Special to WorldTribune.com
The U.S. State Department called Russian President Vladimir Putin’s demand that U.S. diplomatic staff in Russia be slashed by 755 personnel “regrettable and uncalled for act” and said Washington was considering a possible response.
“We are assessing the impact of such a limitation and how we will respond to it,” a State Department statement said on July 30.
Putin’s demand that the United States slash its staff in Moscow came amid an escalating row over new sanctions being planned by the U.S. Congress against Russia.
Speaking in an interview with Russian state television broadcast July 30, Putin said that more than a thousand U.S. diplomats and “support staff” are currently working in Russia, and that “755 must stop their activities.”
Moscow ordered the reduction in U.S. diplomatic staff after U.S. lawmakers passed a bill that would impose additional sanctions on Russia and sent it to President Donald Trump for his signature.
The Russian response escalates tensions in the relationship between Washington and Moscow, which has been badly damaged by Russia’s aggression in Ukraine, its role in the war in Syria, and its alleged interference in the U.S. presidential election in 2016.
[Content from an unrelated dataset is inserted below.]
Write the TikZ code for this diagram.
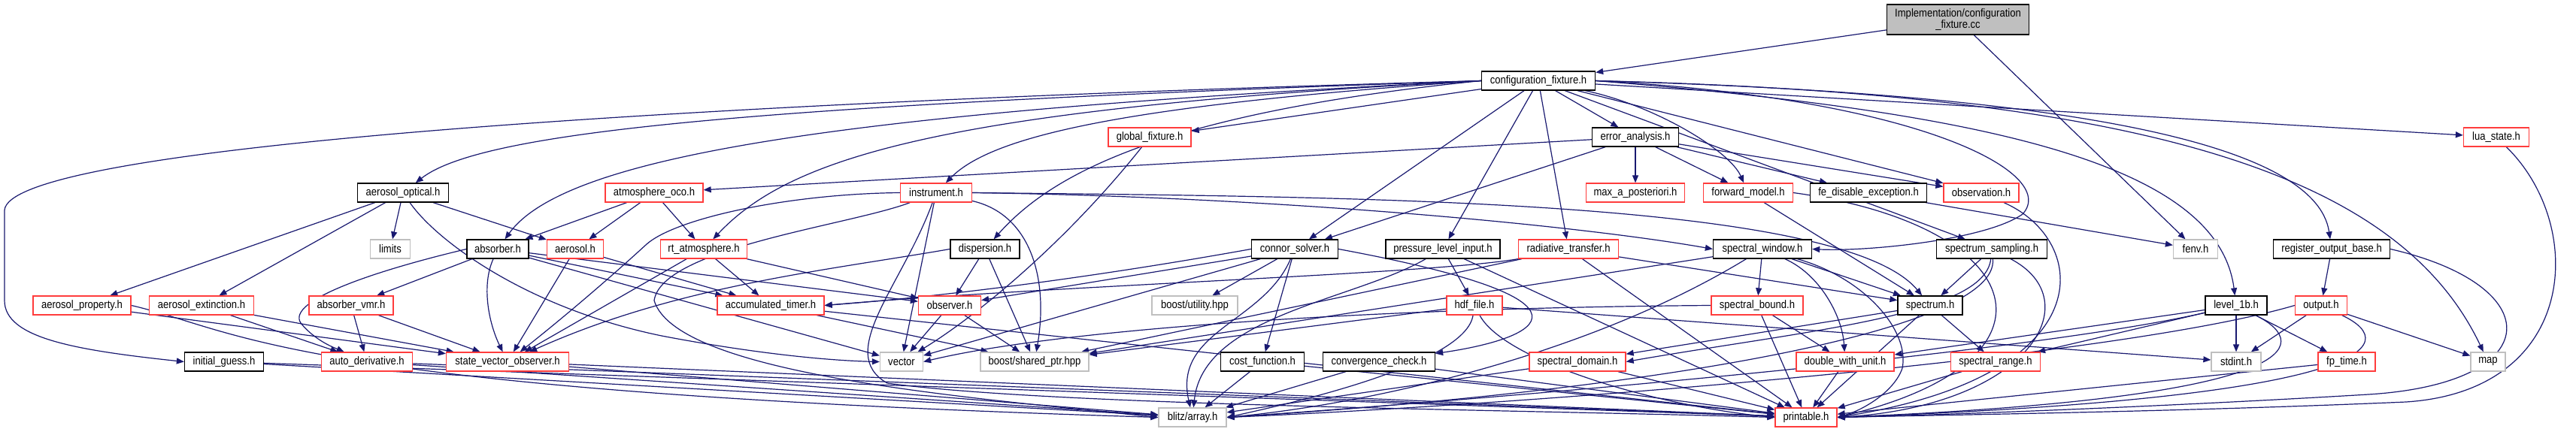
\documentclass[tikz,border=0pt]{standalone}
\usepackage{fontspec}
\newfontfamily\dxfont[FakeStretch=0.87]{Liberation Sans}
\usetikzlibrary{arrows.meta,backgrounds}
\definecolor{edgec}{RGB}{25,25,112}
\definecolor{redb}{RGB}{255,60,60}
\definecolor{grayb}{RGB}{191,191,191}
\definecolor{implfill}{RGB}{191,191,191}
\tikzset{
 box/.style={draw=black, fill=white, line width=1.3pt, minimum height=25pt, inner sep=0pt, font=\dxfont\fontsize{15}{15}\selectfont},
 rbox/.style={box, draw=redb},
 gbox/.style={box, draw=grayb},
 edg/.style={draw=edgec, line width=1.2pt, -{Triangle[length=10pt,width=8pt]}},
}
\begin{document}
\begin{tikzpicture}[x=1pt,y=-1pt]
\useasboundingbox (0,0) rectangle (3426,575);
% row 0-1
\node[box, fill=implfill, minimum height=40pt, minimum width=189pt, align=center] (impl) at (2604,26) {Implementation/configuration\\\_fixture.cc};
\node[box, minimum width=151pt] (cfg) at (2046,107.5) {configuration\_fixture.h};
% row 2
\node[rbox, minimum width=110pt] (glob) at (1529,182.5) {global\_fixture.h};
\node[box, minimum width=115pt] (err) at (2175,182.5) {error\_analysis.h};
\node[rbox, minimum width=87pt] (lua) at (3320,182.5) {lua\_state.h};
% row 3
\node[box, minimum width=121pt] (aopt) at (536,256.5) {aerosol\_optical.h};
\node[rbox, minimum width=130pt] (aoco) at (870,256.5) {atmosphere\_oco.h};
\node[rbox, minimum width=95pt] (instr) at (1245,256.5) {instrument.h};
\node[rbox, minimum width=131pt] (mapost) at (2175,256.5) {max\_a\_posteriori.h};
\node[rbox, minimum width=119pt] (fwd) at (2325,256.5) {forward\_model.h};
\node[box, minimum width=155pt] (fed) at (2485,256.5) {fe\_disable\_exception.h};
\node[rbox, minimum width=100pt] (obsn) at (2635,256.5) {observation.h};
% row 4
\node[gbox, minimum width=53pt] (limits) at (519,331.5) {limits};
\node[box, minimum width=82pt] (absb) at (662,331.5) {absorber.h};
\node[rbox, minimum width=75pt] (aero) at (765,331.5) {aerosol.h};
\node[rbox, minimum width=115pt] (rta) at (936,331.5) {rt\_atmosphere.h};
\node[box, minimum width=92pt] (disp) at (1310,331.5) {dispersion.h};
\node[box, minimum width=115pt] (conn) at (1722,331.5) {connor\_solver.h};
\node[box, minimum width=152pt] (pli) at (1919,331.5) {pressure\_level\_input.h};
\node[rbox, minimum width=133pt] (radt) at (2086,331.5) {radiative\_transfer.h};
\node[box, minimum width=131pt] (swin) at (2344,331.5) {spectral\_window.h};
\node[box, minimum width=147pt] (ssamp) at (2649,331.5) {spectrum\_sampling.h};
\node[gbox, minimum width=59pt] (fenv) at (2920,331.5) {fenv.h};
\node[box, minimum width=155pt] (rob) at (3101,331.5) {register\_output\_base.h};
% row 5
\node[rbox, minimum width=130pt] (aprop) at (109,406.5) {aerosol\_property.h};
\node[rbox, minimum width=139pt] (aext) at (268,406.5) {aerosol\_extinction.h};
\node[rbox, minimum width=112pt] (avmr) at (467,406.5) {absorber\_vmr.h};
\node[rbox, minimum width=142pt] (acct) at (1025,406.5) {accumulated\_timer.h};
\node[rbox, minimum width=83pt] (obsr) at (1263,406.5) {observer.h};
\node[gbox, minimum width=114pt] (butil) at (1589,406.5) {boost/utility.hpp};
\node[rbox, minimum width=74pt] (hdf) at (1961,406.5) {hdf\_file.h};
\node[rbox, minimum width=122pt] (sbnd) at (2337,406.5) {spectral\_bound.h};
\node[box, minimum width=86pt] (spec) at (2567,406.5) {spectrum.h};
\node[box, minimum width=82pt] (l1b) at (2974,406.5) {level\_1b.h};
\node[rbox, minimum width=69pt] (outp) at (3087,406.5) {output.h};
% row 6
\node[box, minimum width=105pt] (iguess) at (298,481.5) {initial\_guess.h};
\node[rbox, minimum width=121pt] (adrv) at (488,481.5) {auto\_derivative.h};
\node[rbox, minimum width=163pt] (svo) at (675,481.5) {state\_vector\_observer.h};
\node[gbox, minimum width=57pt] (vec) at (1199,481.5) {vector};
\node[gbox, minimum width=144pt] (bsp) at (1376,481.5) {boost/shared\_ptr.hpp};
\node[box, minimum width=111pt] (costf) at (1679,481.5) {cost\_function.h};
\node[box, minimum width=149pt] (convc) at (1834,481.5) {convergence\_check.h};
\node[rbox, minimum width=128pt] (sdom) at (2098,481.5) {spectral\_domain.h};
\node[rbox, minimum width=130pt] (dwu) at (2454,481.5) {double\_with\_unit.h};
\node[rbox, minimum width=119pt] (srng) at (2654,481.5) {spectral\_range.h};
\node[gbox, minimum width=66pt] (stdint) at (2974,481.5) {stdint.h};
\node[rbox, minimum width=76pt] (fpt) at (3121,481.5) {fp\_time.h};
\node[gbox, minimum width=46pt] (mapn) at (3309,481.5) {map};
% row 7
\node[gbox, minimum width=90pt] (blitz) at (1586,555.5) {blitz/array.h};
\node[rbox, minimum width=82pt] (prt) at (2402,555.5) {printable.h};

\begin{pgfonlayer}{background}
\fill[white] (0,0) rectangle (3426,575);
% impl
\draw[edg] (impl) -- (cfg);
\draw[edg] (impl) -- (fenv);
% cfg
\draw[edg] (cfg.west) .. controls (800,140) and (10,200) .. (6,280) -- (6,400) .. controls (6,450) and (100,466) .. (iguess.west);
\draw[edg] (cfg.west) .. controls (1000,140) and (640,175) .. (aopt);
\draw[edg] (cfg.west) .. controls (1100,150) and (750,210) .. (absb);
\draw[edg] (cfg.west) .. controls (1500,140) and (1320,180) .. (instr);
\draw[edg] (cfg.west) .. controls (1250,145) and (1050,210) .. (rta);
\draw[edg] (cfg) -- (glob);
\draw[edg] (cfg.west) .. controls (1550,150) and (1400,230) .. (disp);
\draw[edg] (cfg) -- (conn);
\draw[edg] (cfg) -- (pli);
\draw[edg] (cfg) -- (radt);
\draw[edg] (cfg) -- (err);
\draw[edg] (cfg) .. controls (2200,140) and (2300,200) .. (fwd);
\draw[edg] (cfg) -- (obsn);
\draw[edg] (cfg.east) .. controls (2550,130) and (2740,230) .. (2690,285) .. controls (2640,320) and (2480,335) .. (swin.east);
\draw[edg] (cfg) -- (ssamp);
\draw[edg] (cfg.east) .. controls (2650,150) and (2950,220) .. (l1b);
\draw[edg] (cfg.east) .. controls (2750,125) and (3080,190) .. (rob);
\draw[edg] (cfg) -- (lua);
\draw[edg] (cfg.east) .. controls (2850,125) and (3190,230) .. (mapn);
% glob
\draw[edg] (glob) .. controls (1420,320) and (1300,420) .. (vec);
% err
\draw[edg] (err) -- (aoco);
\draw[edg] (err) -- (conn);
\draw[edg] (err) -- (mapost);
\draw[edg] (err) -- (fwd);
\draw[edg] (err) -- (fed);
\draw[edg] (err) -- (obsn);
% aopt
\draw[edg] (aopt) -- (aprop);
\draw[edg] (aopt) -- (aext);
\draw[edg] (aopt) -- (limits);
\draw[edg] (aopt) -- (aero);
\draw[edg] (aopt) .. controls (580,320) and (700,410) .. (880,447) .. controls (1000,470) and (1100,480) .. (vec.west);
% aoco
\draw[edg] (aoco) -- (absb);
\draw[edg] (aoco) -- (aero);
\draw[edg] (aoco) -- (rta);
% instr
\draw[edg] (instr.west) .. controls (1050,258) and (900,290) .. (860,325) .. controls (800,380) and (740,430) .. (svo);
\draw[edg] (instr) .. controls (1130,300) and (880,330) .. (870,400) .. controls (900,500) and (1300,530) .. (blitz.west);
\draw[edg] (instr) -- (vec);
\draw[edg] (instr) .. controls (1200,380) and (1110,470) .. (1180,510) .. controls (1400,540) and (2000,545) .. (prt.west);
\draw[edg] (instr.east) .. controls (1700,262) and (2100,300) .. (swin.west);
\draw[edg] (instr.east) .. controls (1800,262) and (2450,265) .. (spec);
\draw[edg] (instr) .. controls (1370,285) and (1395,370) .. (bsp);
% disp
\draw[edg] (disp) -- (obsr);
\draw[edg] (disp.west) .. controls (1100,360) and (900,380) .. (svo);
\draw[edg] (disp) -- (bsp);
% conn
\draw[edg] (conn.west) .. controls (1450,370) and (1250,395) .. (acct.east);
\draw[edg] (conn) -- (obsr);
\draw[edg] (conn) -- (vec);
\draw[edg] (conn) -- (butil);
\draw[edg] (conn) .. controls (1680,430) and (1560,440) .. (blitz);
\draw[edg] (conn) -- (costf);
\draw[edg] (conn.east) .. controls (2150,400) and (2050,450) .. (convc);
% pli
\draw[edg] (pli) -- (hdf);
\draw[edg] (pli) .. controls (1800,400) and (1600,420) .. (blitz);
\draw[edg] (pli) -- (prt);
% radt
\draw[edg] (radt.south west) .. controls (1900,365) and (1400,380) .. (acct.east);
\draw[edg] (radt) -- (bsp);
\draw[edg] (radt) -- (prt);
\draw[edg] (radt) -- (spec);
% swin
\draw[edg] (swin) -- (sbnd);
\draw[edg] (swin) -- (spec);
\draw[edg] (swin) .. controls (2420,365) and (2450,420) .. (dwu);
\draw[edg] (swin) .. controls (2480,370) and (2540,440) .. (2530,490) .. controls (2520,520) and (2480,545) .. (prt.east);
\draw[edg] (swin) .. controls (2100,480) and (1800,540) .. (blitz.east);
\draw[edg] (swin) -- (bsp);
% ssamp
\draw[edg] (ssamp) -- (spec);
\draw[edg] (ssamp) .. controls (2640,420) and (2400,440) .. (sdom.east);
\draw[edg] (ssamp) .. controls (2780,400) and (2700,540) .. (prt.east);
\draw[edg] (ssamp) .. controls (2660,440) and (2200,520) .. (blitz.east);
% spec
\draw[edg] (spec) -- (sdom);
\draw[edg] (spec) -- (srng);
\draw[edg] (spec) -- (prt);
% sbnd
\draw[edg] (sbnd) -- (prt);
\draw[edg] (sbnd) -- (dwu);
\draw[edg] (sbnd.west) .. controls (1800,410) and (1400,440) .. (vec.east);
% hdf
\draw[edg] (hdf) -- (bsp);
\draw[edg] (hdf) .. controls (1950,480) and (1750,530) .. (blitz.east);
\draw[edg] (hdf) .. controls (2000,480) and (2200,540) .. (prt.west);
\draw[edg] (hdf) -- (stdint);
% l1b
\draw[edg] (l1b) -- (stdint);
\draw[edg] (l1b) -- (fpt);
\draw[edg] (l1b) -- (dwu);
\draw[edg] (l1b) -- (srng);
\draw[edg] (l1b) .. controls (2700,470) and (2000,530) .. (blitz.east);
\draw[edg] (l1b) .. controls (3080,460) and (3060,530) .. (prt.east);
% outp
\draw[edg] (outp) -- (stdint);
\draw[edg] (outp) -- (mapn);
\draw[edg] (outp.west) .. controls (2800,480) and (2000,540) .. (blitz.east);
\draw[edg] (outp) .. controls (3200,460) and (3150,530) .. (prt.east);
% rob, lua
\draw[edg] (rob) -- (outp);
\draw[edg] (rob.east) .. controls (3390,380) and (3390,510) .. (3150,525) .. controls (2900,540) and (2600,552) .. (prt.east);
\draw[edg] (lua) .. controls (3440,300) and (3430,520) .. (3200,535) .. controls (2900,548) and (2600,552) .. (prt.east);
% lower nodes
\draw[edg] (fpt) -- (prt);
\draw[edg] (srng) -- (prt);
\draw[edg] (dwu) -- (prt);
\draw[edg] (sdom) -- (prt);
\draw[edg] (sdom) -- (blitz);
\draw[edg] (costf) -- (blitz);
\draw[edg] (costf) -- (prt);
\draw[edg] (convc) -- (blitz);
\draw[edg] (convc) -- (prt);
\draw[edg] (acct) -- (bsp);
\draw[edg] (acct) -- (prt);
\draw[edg] (obsr) -- (vec);
\draw[edg] (obsr) -- (bsp);
% absb
\draw[edg] (absb.west) .. controls (500,360) and (380,400) .. (400,430) .. controls (420,455) and (450,465) .. (adrv);
\draw[edg] (absb) -- (avmr);
\draw[edg] (absb) .. controls (640,380) and (650,430) .. (svo);
\draw[edg] (absb) -- (acct);
\draw[edg] (absb) -- (obsr);
\draw[edg] (absb) -- (vec);
% aero, rta
\draw[edg] (aero) -- (svo);
\draw[edg] (aero) -- (acct);
\draw[edg] (rta) -- (svo);
\draw[edg] (rta) -- (acct);
\draw[edg] (rta) -- (obsr);
% row 5 left
\draw[edg] (avmr) -- (adrv);
\draw[edg] (avmr) -- (svo);
\draw[edg] (aprop) -- (svo);
\draw[edg] (aprop.east) .. controls (320,440) and (380,520) .. (blitz.west);
\draw[edg] (aext) -- (adrv);
\draw[edg] (aext) -- (svo);
% row 6 left
\draw[edg] (iguess) -- (blitz);
\draw[edg] (iguess) -- (prt);
\draw[edg] (adrv) -- (blitz);
\draw[edg] (adrv) -- (prt);
\draw[edg] (svo) -- (blitz);
\draw[edg] (svo) -- (prt);
% misc
\draw[edg] (fed) -- (fenv);
\draw[edg] (obsn) .. controls (2780,320) and (2800,500) .. (prt.east);
\draw[edg] (fwd) -- (spec);
\draw[edg] (fwd.east) .. controls (2700,300) and (2760,480) .. (prt.east);
\end{pgfonlayer}
\end{tikzpicture}
\end{document}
Russia, meanwhile, has stepped up its accusations that Washington is trying to unjustly and “illegally” isolate it with sanctions and other measures.
The Russian Foreign Ministry said the U.S. sanctions legislation confirmed what it called the “extreme aggression” of the United States in international affairs.
Putin’s announcement came two days after the White House said Trump would sign the bill, which would require him to seek congressional approval in order to ease sanctions against Moscow.
U.S. Vice President Mike Pence told Fox News in a July 30 interview in Estonia, where he was on an official visit, that Trump had made it “very clear that very soon he will sign the sanctions.”
“But at the same time, as we make our intentions clear, we expect Russian behavior to change,” Pence said.
The Russian Foreign Ministry had previously said that Washington must reduce its diplomatic staff to 455 people by September 1.
The ministry said that is the number of Russian diplomats in the United States after Trump’s predecessor, Barack Obama, expelled 35 Russian diplomats in December — a response to alleged Russian meddling in the 2016 presidential election and ill-treatment of U.S. diplomats in Russia.
Initial news alerts — including from Russia’s state-run TASS news agency — on July 30 said that Putin had ordered 755 U.S. diplomats to leave the country, though it later became clear he was talking about overall staff reductions at U.S. diplomatic facilities. Not all of the individuals ordered to cease their work would be U.S. citizens kicked out of the country.
It was not immediately clear how many reassignments the forced drawdown would entail at the U.S. Embassy in Moscow and at the three U.S. consulates in Russia.
A 2013 report by the State Department Inspector General said that the U.S. Embassy in Moscow and the consulates in St. Petersburg, Yekaterinburg, and Vladivostok employed 1,279 staff, including 934 “locally employed” staff and 301 U.S. “direct-hire” staff.
A chart in the report gave a slightly different figure, indicating that there were a total of 1,200 staff, including 867 “foreign nationals.” It did not say how many of those were Russian.
“Unless we brought in hundreds of Americans to build the new embassy [building, there is] no way that we have 700 Americans at [the] embassy,” Michael McFaul, the U.S. ambassador to Russia in 2012-2014, wrote on Twitter.
The Russian Foreign Ministry also said earlier that, as of August 1, the United States would be barred from using warehouses that it has used in Moscow and from a modest property in the capital’s leafy Serebryanny Bor district that is used by U.S. Embassy mainly for events such as parties and barbecues.
That move appeared to be a direct response to the Obama administration’s decision to seize two Russian diplomatic compounds, one in Maryland and one in New York State, when it expelled the 35 diplomats in December.
Putin surprised many people in both countries by declining to retaliate immediately over the expelled diplomats and seized properties. The restraint was widely seen as a gesture to Trump, who was due to take office within weeks and had repeatedly said that he wanted to improve ties with Moscow.
Putin said in the July 30 interview that the reduced U.S. diplomatic presence would be “quite painful” and added that he did not expect ties with Washington to improve “any time soon.”
“We have waited long enough, hoping that the situation would perhaps change for the better,” he told the prominent Russian television host Vladimir Solovyov.
“But it seems that, even if the situation is changing, it’s not for any time soon,” Putin said.